Like any teacher worth his or her salt, our first goal should be to get to know our students, to connect with them as people, not to treat them as sadly deficient ignoramuses. If and only if we do that can we ever hope to be trusted enough to talk about sensitive ideological issues.

I’ll say it again: Nothing in this prescription includes watering down science to flatter hostiles. Never would I suggest we skirt controversy in order to keep everyone happy. Rather, the smart play is to recognize our own blundering missionary history. Instead of plunking down in hostile territory and assuming that locals will rush to embrace our message, we need to take time to understand why people distrust us.

Wrong Not Crazy

Are creationists crazy?  Dumb?  Ignorant?  Guilty of child abuse?

Of course, some creationists might be all or any of those things.  But in spite of the overheated accusations of some science advocates, creationists are not dumb or crazy BECAUSE of their creationism.  More to the point, assuming that creationists can only be crazy stops any authentic attempt to understand creationism.  In the long run, that sort of ignorance on the part of evolution educators hurts the cause of evolution education itself.

This is not a popular thing to say.  Creationists don’t like it because it suggests that many people think of them as idiots.  Many anti-creationists don’t like it because they take the idiocy of creationism as an article of faith.

When I made this simple point in the pages of the Chronicle of Higher Education a few months back, I was called an idiot and worse.

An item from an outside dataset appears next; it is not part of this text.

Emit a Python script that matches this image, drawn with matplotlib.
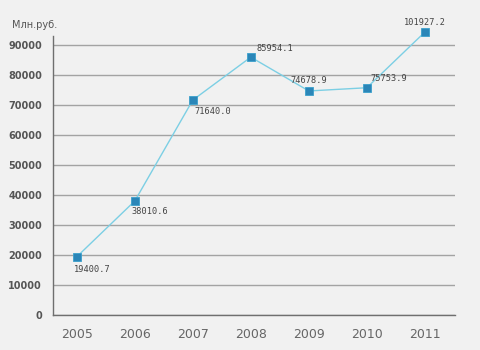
import numpy as np
import matplotlib
matplotlib.use('Agg')
import matplotlib.pyplot as plt

# Data
years = ['2005', '2006', '2007', '2008', '2009', '2010', '2011']
values = [19400.7, 38010.6, 71640.0, 85954.1, 74678.9, 75753.9, 101927.2]
labels = ['19400.7', '38010.6', '71640.0', '85954.1', '74678.9', '75753.9', '101927.2']
yticks = [0, 10000, 20000, 30000, 40000, 50000, 60000, 70000, 80000, 90000]

# label placement (offset in pixels, alignment)
offsets = [(-3, -13, 'left'), (-3, -11, 'left'), (2, -11, 'left'), (6, 9, 'left'),
           (0, 10, 'center'), (4, 9, 'left'), (0, 10, 'center')]

bg = '#f1f1f1'
fig = plt.figure(figsize=(4.8, 3.5), dpi=100, facecolor=bg)
ax = fig.add_axes([53 / 480, 1 - 315 / 350, (455 - 53) / 480, (315 - 36) / 350])
ax.set_facecolor(bg)

x = np.arange(len(years))
ymax = 93000
# the original chart pins the out-of-range value near the top of the plot
shown = np.minimum(values, ymax + 1300)

ax.plot(x, shown, color='#7ccfe4', lw=1, clip_on=False, zorder=3)
ax.plot(x, shown, ls='none', marker='s', ms=6, mfc='#2b86b8', mec='#3aa0cc',
        mew=0.6, clip_on=False, zorder=4)

for xi, yi, lab, (dx, dy, ha) in zip(x, shown, labels, offsets):
    ax.annotate(lab, (xi, yi), xytext=(dx, dy), textcoords='offset pixels',
                ha=ha, va='center', fontsize=6.2, color='#444444',
                family='DejaVu Sans Mono', zorder=5, annotation_clip=False)

ax.set_xlim(-0.41, 6.52)
ax.set_ylim(0, ymax)
ax.set_yticks(yticks)
ax.set_yticklabels([str(t) for t in yticks], fontsize=7, fontweight='bold', color='#555555')
ax.set_xticks(x)
ax.set_xticklabels(years, fontsize=9, color='#666666')
ax.tick_params(axis='both', length=0)
ax.tick_params(axis='y', pad=8)
ax.tick_params(axis='x', pad=9)

ax.grid(axis='y', color='#a3a3a3', lw=1)
ax.set_axisbelow(True)
for s in ['top', 'right']:
    ax.spines[s].set_visible(False)
for s in ['left', 'bottom']:
    ax.spines[s].set_color('#6f6f6f')
    ax.spines[s].set_linewidth(1)

fig.text(12 / 480, 1 - 25 / 350, 'Млн.руб.', fontsize=7, color='#555555', va='center')

fig.savefig('out.png', dpi=100, facecolor=bg)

Recently, Josh Rosenau, Policy Director of the National Center for Science Education, emphasized this important idea in a talk to an audience at Santa Clara University.  Rosenau has argued this unpopular position before.

In his recent talk, Rosenau pointed out (minute 15 of the 45-minute video) that “Science Denial” may be wrong, but it is not irrational, nor is it antiscience.  People who do not believe in evolution often know about it.  People who do not believe in evolution have their own consistent, internally logical, socially supported intellectual community.  As Rosenau noted, creationism is often “driven by personal identity and deep, real, important concerns.”

Continuing kudos to Rosenau and the NCSE.  This message is often politically unpalatable, but it is the only way to make progress in these depressingly durable creation/evolution battles.  Name-calling and point-scoring only deepen the culture-war trenches.